Our party consisted of Felicity, her brother Moore, our daughters Sophia and Georgia, and our good friends Ripley, Ellen and Kim. We all flew to Nairobi at different times and we met at the Muthaiga Club. When Karen Blixen, the heroine in OUT OF AFRICA, arrives in Nairobi she says, “Take me to the Muthaiga club”. It was founded in 1913 and it’s got Hemingway and Waugh all over it. You have to wear a jacket to dinner. It’s famous. It’s fabulous. After breakfast the next day, we went back to the airport and boarded an eight-seater, single engine plane designed by Orville Wright.
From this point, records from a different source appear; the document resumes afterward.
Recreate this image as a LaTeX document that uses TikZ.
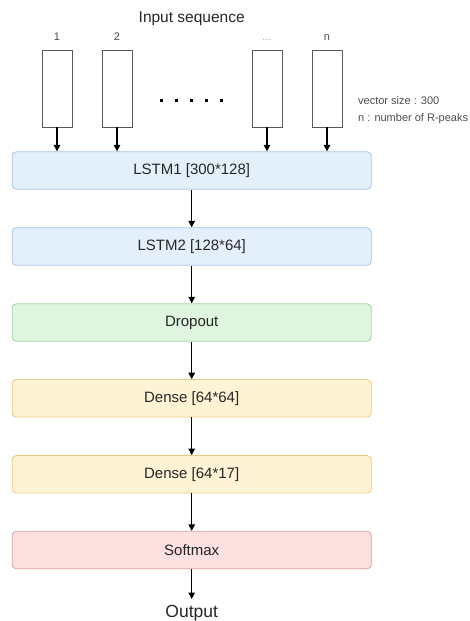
\documentclass[tikz,border=0pt]{standalone}
\usepackage{fontspec}
\setmainfont{Liberation Sans}
\usetikzlibrary{arrows.meta}
\definecolor{bfill}{HTML}{E3F0FC}\definecolor{bdraw}{HTML}{A9C4E0}
\definecolor{gfill}{HTML}{E0F5E0}\definecolor{gdraw}{HTML}{A8D0A0}
\definecolor{yfill}{HTML}{FFF3D6}\definecolor{ydraw}{HTML}{E8CC80}
\definecolor{rfill}{HTML}{FDE0E0}\definecolor{rdraw}{HTML}{D8A0A0}
\definecolor{txt}{HTML}{262626}
\tikzset{
  layer/.style={draw, line width=0.8pt, rounded corners=4pt, minimum width=359pt, minimum height=37.5pt, inner sep=0pt, text=txt, font=\fontsize{15}{18}\selectfont},
  inbox/.style={draw=black!65, line width=0.8pt, minimum width=30pt, minimum height=77pt, inner sep=0pt},
  arr/.style={line width=1.2pt, -{Triangle[width=6.5pt,length=6.5pt]}},
  lbl/.style={anchor=base, text=black!70, font=\fontsize{11}{13}\selectfont, inner sep=0pt},
  note/.style={anchor=base west, text=black!70, font=\fontsize{11}{13}\selectfont, inner sep=0pt},
  dotbox/.style={fill=black, minimum size=3pt, inner sep=0pt}
}
\begin{document}
\begin{tikzpicture}[x=1pt,y=-1pt]
\useasboundingbox (0,0) rectangle (470,621);
\node[anchor=base, text=txt, font=\fontsize{15.5}{18}\selectfont, inner sep=0pt] (title) at (191.7,22) {Input sequence};
\node[inbox] (i1) at (57,88.5) {};
\node[inbox] (i2) at (117,88.5) {};
\node[inbox] (i3) at (267,88.5) {};
\node[inbox] (i4) at (327,88.5) {};
\node[lbl] (n1) at (57,40) {1};
\node[lbl] (n2) at (117,40) {2};
\node[lbl, text=black!35] (n3) at (267,40) {...};
\node[lbl] (n4) at (327,40) {n};
\foreach \x [count=\k] in {161.7,176.5,191.5,206.3,221} {\node[dotbox] (d\k) at (\x,100) {};}
\node[note] (v1) at (358,104) {vector size : 300};
\node[note] (v2) at (358,121.5) {n : number of R-peaks};
\node[layer, fill=bfill, draw=bdraw] (l1) at (191.7,170.5) {LSTM1 [300*128]};
\node[layer, fill=bfill, draw=bdraw] (l2) at (191.7,246.5) {LSTM2 [128*64]};
\node[layer, fill=gfill, draw=gdraw] (dr) at (191.7,322.5) {Dropout};
\node[layer, fill=yfill, draw=ydraw] (de1) at (191.7,398.3) {Dense [64*64]};
\node[layer, fill=yfill, draw=ydraw] (de2) at (191.7,474.3) {Dense [64*17]};
\node[layer, fill=rfill, draw=rdraw] (sm) at (191.7,550) {Softmax};
\node[anchor=base, text=txt, font=\fontsize{17.5}{20}\selectfont, inner sep=0pt] (out) at (191.7,617.5) {Output};
\coordinate (oc) at (191.7,599);
\foreach \i in {i1,i2,i3,i4} {\draw[arr] (\i.south) -- (\i.south |- l1.north);}
\draw[arr] (l1) -- (l2);
\draw[arr] (l2) -- (dr);
\draw[arr] (dr) -- (de1);
\draw[arr] (de1) -- (de2);
\draw[arr] (de2) -- (sm);
\draw[arr] (sm) -- (oc);
\end{tikzpicture}
\end{document}
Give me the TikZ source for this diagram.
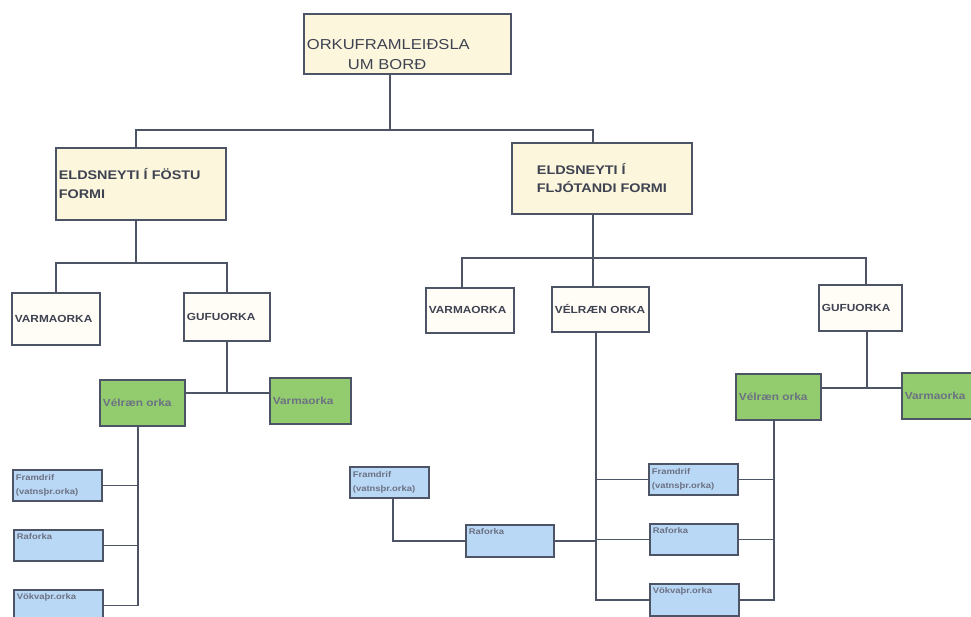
\documentclass[tikz,border=0pt]{standalone}
\usepackage{fontspec}
\newfontfamily\wide{Liberation Sans}[FakeStretch=1.15]
\definecolor{cream}{HTML}{FBF6DC}
\definecolor{paper}{HTML}{FFFDF6}
\definecolor{leaf}{HTML}{93CC6E}
\definecolor{sky}{HTML}{B9D8F6}
\definecolor{edge}{HTML}{4D5466}
\definecolor{ink}{HTML}{3E4251}
\definecolor{dim}{HTML}{6C7183}
\tikzset{
  box/.style={draw=edge, line width=1.8pt, rectangle, anchor=north west,
    inner sep=3pt, align=left},
  headbox/.style={box, fill=cream, text=ink},
  capbox/.style={box, fill=paper, text=ink,
    font=\wide\bfseries\fontsize{10.3}{13}\selectfont},
  greenbox/.style={box, fill=leaf, text=dim,
    font=\wide\bfseries\fontsize{10.3}{13}\selectfont},
  bluebox/.style={box, fill=sky, text=dim,
    font=\wide\bfseries\fontsize{8.2}{14}\selectfont},
  conn/.style={draw=edge, line width=1.8pt}
}
\begin{document}
\begin{tikzpicture}[x=1pt, y=-1pt]
\useasboundingbox (0,0) rectangle (971,616);
\clip (0,0) rectangle (971,616);
\fill[white] (0,0) rectangle (971,616);

% level 0 (the strut pushes the two lines towards the lower half)
\node[headbox, minimum width=207pt, minimum height=60pt, text width=201pt,
  font=\wide\fontsize{14.4}{20}\selectfont] (top) at (303,13)
  {\rule{0pt}{31pt}ORKUFRAMLEIÐSLA\\\hspace*{41pt}UM BORÐ};

% level 1
\node[headbox, minimum width=170pt, minimum height=72pt, text width=164pt,
  font=\wide\bfseries\fontsize{12.5}{19}\selectfont] (solid) at (55,147)
  {ELDSNEYTI Í FÖSTU\\FORMI};
\node[headbox, minimum width=180pt, minimum height=71pt,
  font=\wide\bfseries\fontsize{12.5}{18}\selectfont] (liquid) at (511,142)
  {ELDSNEYTI Í\\FLJÓTANDI FORMI};

% level 2
\node[capbox, minimum width=88pt, minimum height=52pt, text width=82pt] (varmL) at (11,292) {VARMAORKA};
\node[capbox, minimum width=86pt, minimum height=48pt, text width=80pt] (gufuL) at (183,292) {GUFUORKA};
\node[capbox, minimum width=88pt, minimum height=45pt, text width=82pt] (varmM) at (425,287) {VARMAORKA};
\node[capbox, minimum width=97pt, minimum height=45pt, text width=91pt] (velM) at (551,286) {VÉLRÆN ORKA};
\node[capbox, minimum width=83pt, minimum height=46pt, text width=77pt] (gufuR) at (818,284) {GUFUORKA};

% level 3
\node[greenbox, minimum width=85pt, minimum height=46pt, text width=79pt] (velL) at (99,379) {Vélræn orka};
\node[greenbox, minimum width=81pt, minimum height=46pt, text width=75pt] (varmL2) at (269,377) {Varmaorka};
\node[greenbox, minimum width=85pt, minimum height=46pt, text width=79pt] (velR) at (735,373) {Vélræn orka};
\node[greenbox, minimum width=84pt, minimum height=46pt, text width=78pt] (varmR2) at (901,372) {Varmaorka};

% level 4
\node[bluebox, minimum width=89pt, minimum height=31pt, text width=83pt] (framL) at (12,469) {Framdrif\\(vatnsþr.orka)};
\node[bluebox, minimum width=89pt, minimum height=31pt, text width=83pt] (rafL) at (13,529) {Raforka\\\strut};
\node[bluebox, minimum width=89pt, minimum height=31pt, text width=83pt] (vokL) at (13,589) {Vökvaþr.orka\\\strut};
\node[bluebox, minimum width=79pt, minimum height=31pt, text width=73pt] (framM) at (349,466) {Framdrif\\(vatnsþr.orka)};
\node[bluebox, minimum width=88pt, minimum height=32pt, text width=82pt] (rafM) at (465,524) {Raforka\\\strut};
\node[bluebox, minimum width=89pt, minimum height=31pt, text width=83pt] (framR) at (648,463) {Framdrif\\(vatnsþr.orka)};
\node[bluebox, minimum width=88pt, minimum height=31pt, text width=82pt] (rafR) at (649,523) {Raforka\\\strut};
\node[bluebox, minimum width=89pt, minimum height=32pt, text width=83pt] (vokR) at (649,583) {Vökvaþr.orka\\\strut};

% junction points of the tree
\coordinate (t0) at (390,130);
\coordinate (tl) at (136,130);
\coordinate (tr) at (593,130);
\coordinate (s0) at (136,263);
\coordinate (s1) at (227,393);
\coordinate (s2) at (138,604);
\coordinate (l0) at (593,258);
\coordinate (l1) at (462,258);
\coordinate (l2) at (866,258);
\coordinate (l3) at (867,388);
\coordinate (l4) at (596,540);
\coordinate (l5) at (393,541);
\coordinate (l6) at (774,540);

% top split
\draw[conn] (top.south -| t0) -- (t0);
\draw[conn] (solid.north -| tl) -- (tl) -- (tr) -- (liquid.north -| tr);

% solid fuel branch
\draw[conn] (solid.south -| s0) -- (s0);
\draw[conn] (varmL.north -| 56,0) |- (s0) -| (gufuL.north);
\draw[conn] (gufuL.south -| s1) -- (s1);
\draw[conn] (velL.east |- s1) -- (varmL2.west |- s1);
\draw[conn] (velL.south -| s2) -- (s2 |- vokL.east) -- (vokL.east);
\draw[conn] (framL.east) -- (framL.east -| s2);
\draw[conn] (rafL.east) -- (rafL.east -| s2);

% liquid fuel branch
\draw[conn] (liquid.south -| l0) -- (l0) -- (velM.north -| l0);
\draw[conn] (varmM.north -| l1) -- (l1) -- (l2) -- (gufuR.north -| l2);
\draw[conn] (gufuR.south -| l3) -- (l3);
\draw[conn] (velR.east |- l3) -- (varmR2.west |- l3);
\draw[conn] (velM.south -| l4) -- (l4 |- vokR.west) -- (vokR.west);
\draw[conn] (framR.west) -- (framR.west -| l4);
\draw[conn] (rafR.west) -- (rafR.west -| l4);
\draw[conn] (rafM.east) -- (rafM.east -| l4);
\draw[conn] (framM.south -| l5) |- (rafM.west);
\draw[conn] (velR.south -| l6) -- (l6 |- vokR.east) -- (vokR.east);
\draw[conn] (framR.east) -- (framR.east -| l6);
\draw[conn] (rafR.east) -- (rafR.east -| l6);
\end{tikzpicture}
\end{document}
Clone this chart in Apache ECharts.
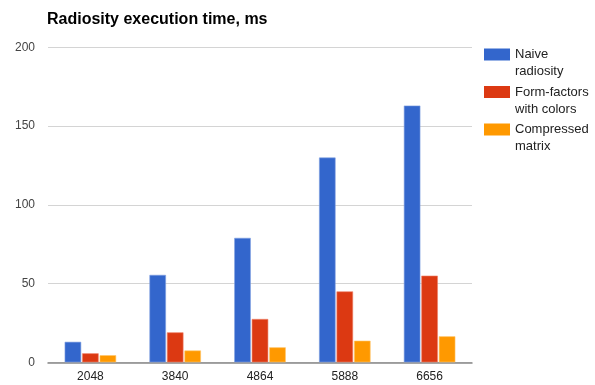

Ellen, who isn’t wild about flying, wept the entire two hours we flew into the bush. When we came in to land on the grass runway, the pilot flew the length of the field at about twenty feet and then turned around, and on the second pass, landed. The first pass was to scare the Zebra and Wart hogs off the landing strip. Waiting for us were two Land Rovers with Simon, his wife Rosie and Daisey who would be our guides. We loaded our luggage into the Rovers and Simon said, “Anybody care to sit up top?”. We climbed through the open roof and sat on thin pads to soften the bumps and, holding on for dear life, off we went at breakneck speeds on roads which were more of a suggestion than actual roads. I thought, “This is going to be epic”. We passed elephants and zebra and cape buffalo and all kinds of gazelles and myriads of fantastic birds. After an hour drive, we arrived at our fist campsite. It was stunning. We each had a wall tent with a rug and bed and bedside table. Each tent had a small pop up tent nearby which housed a toilet seat over a hole and a bucket of dirt with a spade. Two tents shared a shower tent, and the staff would fill a thirty-gallon bucket with hot water and hoist it up with a system of pulleys. Best shower ever! Then they assigned us our horses. I got a chestnut with white feet named “Tinga” which they said translated to “The Machine”. Well yeah, I thought, I’ll ride the machine. The third day I heard the guys talking and the translation was not exactly the machine, but more accurately, “The Tractor”.